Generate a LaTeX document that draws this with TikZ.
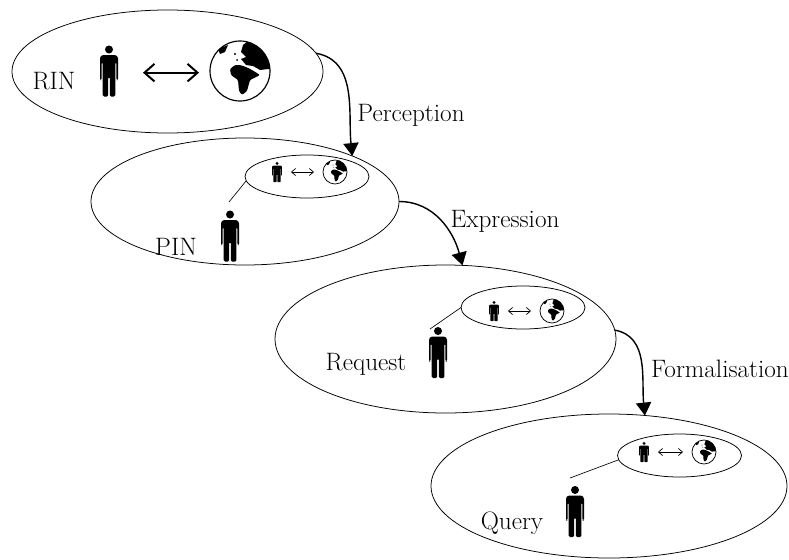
\documentclass[tikz,border=0pt]{standalone}
\usepackage{tikz}
\usetikzlibrary{shapes.geometric,arrows.meta}

\tikzset{
	oval/.style 2 args={ellipse,draw,line width=0.65pt,inner sep=0pt,outer sep=0pt,minimum width=#1*0.03cm,minimum height=#2*0.03cm},
	thought/.style={oval={124}{43}},
	label/.style={inner sep=0pt,font=\fontsize{21.5}{24}\selectfont},
	person/.style 2 args={inner sep=0pt,outer sep=0pt,minimum width=#1*0.54cm,minimum height=#2*1.53cm,
		path picture={
			\begin{scope}[shift={(path picture bounding box.center)},x=#1*0.03cm,y=-#2*0.03cm]
				\fill (0,-21.5) ellipse ({4*#2/#1} and 4);
				\fill[rounded corners=#2*1.2pt] (-7,-16) -- (7,-16) -- (9,-14) -- (9,9) -- (7.4,9) -- (7.4,-9) -- (6.4,-9) -- (6.4,25.5) -- (0.8,25.5) -- (0.8,6) -- (-0.8,6) -- (-0.8,25.5) -- (-6.4,25.5) -- (-6.4,-9) -- (-7.4,-9) -- (-7.4,9) -- (-9,9) -- (-9,-14) -- cycle;
			\end{scope}
		}},
	globe/.style={circle,draw,line width=#1*0.6pt+0.4pt,inner sep=0pt,outer sep=0pt,minimum size=#1*1.8cm,
		path picture={
			\begin{scope}[shift={(path picture bounding box.center)},x=#1*0.03cm,y=-#1*0.03cm]
				\fill (3,-26) -- (8,-30) -- (34,-30) -- (34,-2) -- (28,-2) -- (20,-1) -- (13,-5) -- (6,-6) -- (1,-12) -- (6,-14) -- (1,-19) -- cycle;
				\fill[rounded corners=#1*1pt] (-10,-2) -- (-5,-6) -- (0,-6) -- (6,-4) -- (12,-1) -- (20,4) -- (10,9) -- (7,20) -- (2,24) -- (-1,20) -- (-2,9) -- (-9,4) -- cycle;
				\fill (-22,-22) -- (-12,-26) -- (-15,-19) -- (-20,-17) -- cycle;
				\fill (-5,-17) circle (1.2);
				\fill (-3,-11) circle (1);
			\end{scope}
		}},
	bigarrow/.style={{Straight Barb[length=8.5pt,width=15pt,line width=1.7pt]}-{Straight Barb[length=8.5pt,width=15pt,line width=1.7pt]},line width=1.7pt},
	smallarrow/.style={{Straight Barb[length=3.5pt,width=6pt]}-{Straight Barb[length=3.5pt,width=6pt]},line width=0.6pt},
	flow/.style={line width=1.2pt,-{Triangle[length=11pt,width=13pt]}},
	pointer/.style={line width=0.55pt}
}

\begin{document}
\begin{tikzpicture}[x=0.03cm,y=-0.03cm]

	\useasboundingbox (0,0) rectangle (789,559);

	\node[oval={311}{123}] (rin) at (167.5,71.5) {};
	\node[label] (rinlabel) at (54,81) {RIN};
	\node[person={1}{1}] (rinperson) at (109,71) {};
	\node[globe=1] (ringlobe) at (240,71) {};
	\draw[bigarrow,shorten <=0.75cm,shorten >=0.33cm] ([yshift=-0.05cm]rinperson.east) -- ([yshift=-0.05cm]ringlobe.west);

	\node[oval={308}{127}] (pin) at (245,201.5) {};
	\node[thought] (pinthought) at (307,176.5) {};
	\node[label] (pinlabel) at (176,247) {PIN};
	\node[person={1}{1}] (pinperson) at (230,236) {};
	\node[person={0.55}{0.4}] (pinsmall) at (277,172) {};
	\node[globe=0.4] (pinglobe) at (335,172) {};
	\draw[smallarrow,shorten <=0.27cm,shorten >=0.27cm] (pinsmall) -- (pinglobe);
	\coordinate (pinend) at (229,202);
	\draw[pointer] (pinthought.184) -- (pinend);

	\node[oval={341}{148}] (request) at (445.5,339) {};
	\node[thought] (requestthought) at (523,307.5) {};
	\node[label] (requestlabel) at (366,364) {Request};
	\node[person={1}{1}] (requestperson) at (438,352.5) {};
	\node[person={0.55}{0.4}] (requestsmall) at (494,311) {};
	\node[globe=0.4] (requestglobe) at (552,311) {};
	\draw[smallarrow,shorten <=0.27cm,shorten >=0.27cm] (requestsmall) -- (requestglobe);
	\coordinate (requestend) at (430,329);
	\draw[pointer] (requestthought.west) -- (requestend);

	\node[oval={356}{144}] (query) at (609,486) {};
	\node[thought] (querythought) at (679.5,455.5) {};
	\node[label] (querylabel) at (512,523) {Query};
	\node[person={1}{1}] (queryperson) at (575,511.5) {};
	\node[person={0.55}{0.4}] (querysmall) at (644,452) {};
	\node[globe=0.4] (queryglobe) at (704,452) {};
	\draw[smallarrow,shorten <=0.27cm,shorten >=0.27cm] (querysmall) -- (queryglobe);
	\coordinate (queryend) at (570,478);
	\draw[pointer] (querythought.184) -- (queryend);

	\draw[flow] (rin.7) to[out=-10,in=96] (pin.23);
	\draw[flow] (pin.0) to[out=0,in=105] (request.77);
	\draw[flow] (request.3) to[out=-10,in=96] (query.63);

	\node[label] (perception) at (411,115) {Perception};
	\node[label] (expression) at (505,221) {Expression};
	\node[label] (formalisation) at (720,369) {Formalisation};

\end{tikzpicture}
\end{document}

> [The problem] Repeat all of the data above word for word, minus the pictures.

> [Response to the exercise]
Generate a LaTeX document that draws this with TikZ.
\documentclass[tikz,border=0pt]{standalone}
\usepackage{tikz}
\usetikzlibrary{shapes.geometric,arrows.meta}

\tikzset{
	oval/.style 2 args={ellipse,draw,line width=0.65pt,inner sep=0pt,outer sep=0pt,minimum width=#1*0.03cm,minimum height=#2*0.03cm},
	thought/.style={oval={124}{43}},
	label/.style={inner sep=0pt,font=\fontsize{21.5}{24}\selectfont},
	person/.style 2 args={inner sep=0pt,outer sep=0pt,minimum width=#1*0.54cm,minimum height=#2*1.53cm,
		path picture={
			\begin{scope}[shift={(path picture bounding box.center)},x=#1*0.03cm,y=-#2*0.03cm]
				\fill (0,-21.5) ellipse ({4*#2/#1} and 4);
				\fill[rounded corners=#2*1.2pt] (-7,-16) -- (7,-16) -- (9,-14) -- (9,9) -- (7.4,9) -- (7.4,-9) -- (6.4,-9) -- (6.4,25.5) -- (0.8,25.5) -- (0.8,6) -- (-0.8,6) -- (-0.8,25.5) -- (-6.4,25.5) -- (-6.4,-9) -- (-7.4,-9) -- (-7.4,9) -- (-9,9) -- (-9,-14) -- cycle;
			\end{scope}
		}},
	globe/.style={circle,draw,line width=#1*0.6pt+0.4pt,inner sep=0pt,outer sep=0pt,minimum size=#1*1.8cm,
		path picture={
			\begin{scope}[shift={(path picture bounding box.center)},x=#1*0.03cm,y=-#1*0.03cm]
				\fill (3,-26) -- (8,-30) -- (34,-30) -- (34,-2) -- (28,-2) -- (20,-1) -- (13,-5) -- (6,-6) -- (1,-12) -- (6,-14) -- (1,-19) -- cycle;
				\fill[rounded corners=#1*1pt] (-10,-2) -- (-5,-6) -- (0,-6) -- (6,-4) -- (12,-1) -- (20,4) -- (10,9) -- (7,20) -- (2,24) -- (-1,20) -- (-2,9) -- (-9,4) -- cycle;
				\fill (-22,-22) -- (-12,-26) -- (-15,-19) -- (-20,-17) -- cycle;
				\fill (-5,-17) circle (1.2);
				\fill (-3,-11) circle (1);
			\end{scope}
		}},
	bigarrow/.style={{Straight Barb[length=8.5pt,width=15pt,line width=1.7pt]}-{Straight Barb[length=8.5pt,width=15pt,line width=1.7pt]},line width=1.7pt},
	smallarrow/.style={{Straight Barb[length=3.5pt,width=6pt]}-{Straight Barb[length=3.5pt,width=6pt]},line width=0.6pt},
	flow/.style={line width=1.2pt,-{Triangle[length=11pt,width=13pt]}},
	pointer/.style={line width=0.55pt}
}

\begin{document}
\begin{tikzpicture}[x=0.03cm,y=-0.03cm]

	\useasboundingbox (0,0) rectangle (789,559);

	\node[oval={311}{123}] (rin) at (167.5,71.5) {};
	\node[label] (rinlabel) at (54,81) {RIN};
	\node[person={1}{1}] (rinperson) at (109,71) {};
	\node[globe=1] (ringlobe) at (240,71) {};
	\draw[bigarrow,shorten <=0.75cm,shorten >=0.33cm] ([yshift=-0.05cm]rinperson.east) -- ([yshift=-0.05cm]ringlobe.west);

	\node[oval={308}{127}] (pin) at (245,201.5) {};
	\node[thought] (pinthought) at (307,176.5) {};
	\node[label] (pinlabel) at (176,247) {PIN};
	\node[person={1}{1}] (pinperson) at (230,236) {};
	\node[person={0.55}{0.4}] (pinsmall) at (277,172) {};
	\node[globe=0.4] (pinglobe) at (335,172) {};
	\draw[smallarrow,shorten <=0.27cm,shorten >=0.27cm] (pinsmall) -- (pinglobe);
	\coordinate (pinend) at (229,202);
	\draw[pointer] (pinthought.184) -- (pinend);

	\node[oval={341}{148}] (request) at (445.5,339) {};
	\node[thought] (requestthought) at (523,307.5) {};
	\node[label] (requestlabel) at (366,364) {Request};
	\node[person={1}{1}] (requestperson) at (438,352.5) {};
	\node[person={0.55}{0.4}] (requestsmall) at (494,311) {};
	\node[globe=0.4] (requestglobe) at (552,311) {};
	\draw[smallarrow,shorten <=0.27cm,shorten >=0.27cm] (requestsmall) -- (requestglobe);
	\coordinate (requestend) at (430,329);
	\draw[pointer] (requestthought.west) -- (requestend);

	\node[oval={356}{144}] (query) at (609,486) {};
	\node[thought] (querythought) at (679.5,455.5) {};
	\node[label] (querylabel) at (512,523) {Query};
	\node[person={1}{1}] (queryperson) at (575,511.5) {};
	\node[person={0.55}{0.4}] (querysmall) at (644,452) {};
	\node[globe=0.4] (queryglobe) at (704,452) {};
	\draw[smallarrow,shorten <=0.27cm,shorten >=0.27cm] (querysmall) -- (queryglobe);
	\coordinate (queryend) at (570,478);
	\draw[pointer] (querythought.184) -- (queryend);

	\draw[flow] (rin.7) to[out=-10,in=96] (pin.23);
	\draw[flow] (pin.0) to[out=0,in=105] (request.77);
	\draw[flow] (request.3) to[out=-10,in=96] (query.63);

	\node[label] (perception) at (411,115) {Perception};
	\node[label] (expression) at (505,221) {Expression};
	\node[label] (formalisation) at (720,369) {Formalisation};

\end{tikzpicture}
\end{document}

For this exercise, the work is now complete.